When I covered The Spiral Staircase (1946, dir. Robert Siodmak) a few days ago, it dawned on me just how versatile Robert Siodmak was. In fact, he was so prolific, he may have overshadowed the success of his younger brother Curt Siodmak, the subject of this year’s Classic Horror Month’s SCREENPLAY BY.

Born in Germany in 1902, Curt Siodmak earned a PhD in Mathematics, before becoming a reporter and writer. In 1927, he was hired as an extra on Fritz Lang’s Metropolis (1927) and thus was able to get a story on Lang and his film. In 1929, he invested his royalties from his books in the silent fim People on Sunday (1930), a docu-style chronicle about the lives of four Berliners on a Sunday. The film was – get ready – co-directed by his brother Robert, Edgar G. Ulmer and Fred Zinnemann, and written by himself and Billy Wilder – I’d have fainted at the mere sight of all that talent in one room!

In 1932, Siodmak wrote the novel F. P. 1 Doesn’t Answer, later adapted into a film, and in 1937 he moved to Hollywood. His most profilic period was arguably the 1940s, during which he wrote the classic science fiction novel Donovan’s Brain, as well as the screenpays for The Invisible Man Returns (1940, dir. Joe May), The Wolf Man (1941, dir. George Waggner), Frankenstein Meets the Wolf Man (1943, dir. Roy William Neill), I Walked with a Zombie (1943, dir. Jacques Tourneur) and Son of Dracula (1943, dir. Robert Siodmak), among others.

He continued to write throughout the following decades, and in 1998 he won the Berlinale Camera at the Berlin International Film Festival, before passing away in 2000 at the age of 98.
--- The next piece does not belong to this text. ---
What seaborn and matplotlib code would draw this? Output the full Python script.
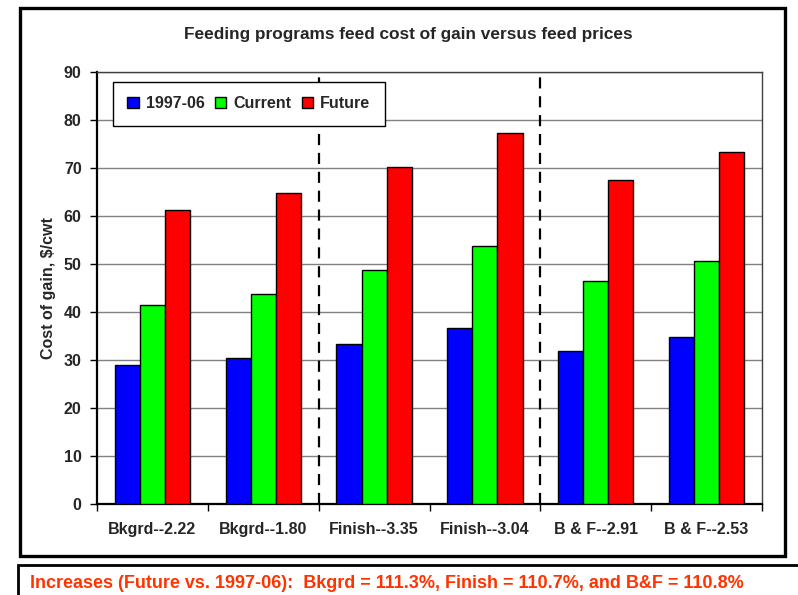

10 thoughts on “SCREENPLAY BY: Curt Siodmak

  1. Robert Siodmak always amazes me. He had so many great noir movies. And I enjoyed his brother’s screenplay creating the mythology of The Wolf Man. I have to admit watching People on Sunday because of all the young star power. Pretty amazing!

    Liked by 1 person

  2. Chris Reynolds

    I recognise the name from it appearing in the credits of Universal Horrors, but I didn’t realise he was a mathematician. Every time you see a werewolf film where silver kills werewolves — that’s an element of the legend invented by Curt.

    Liked by 1 person

  3. Carol, I think we’re doing telepathy or whatever because as I was watching The Wolf Man yesterday and saw that Curt Siodmak was the screenwriter I thought “Hum, I wonder if Carol wrote about it on her blog or if she’s going to.” And there you have it! A very informative piece! He and I might share an interest for screenwriting but surely not for mathematics hahah.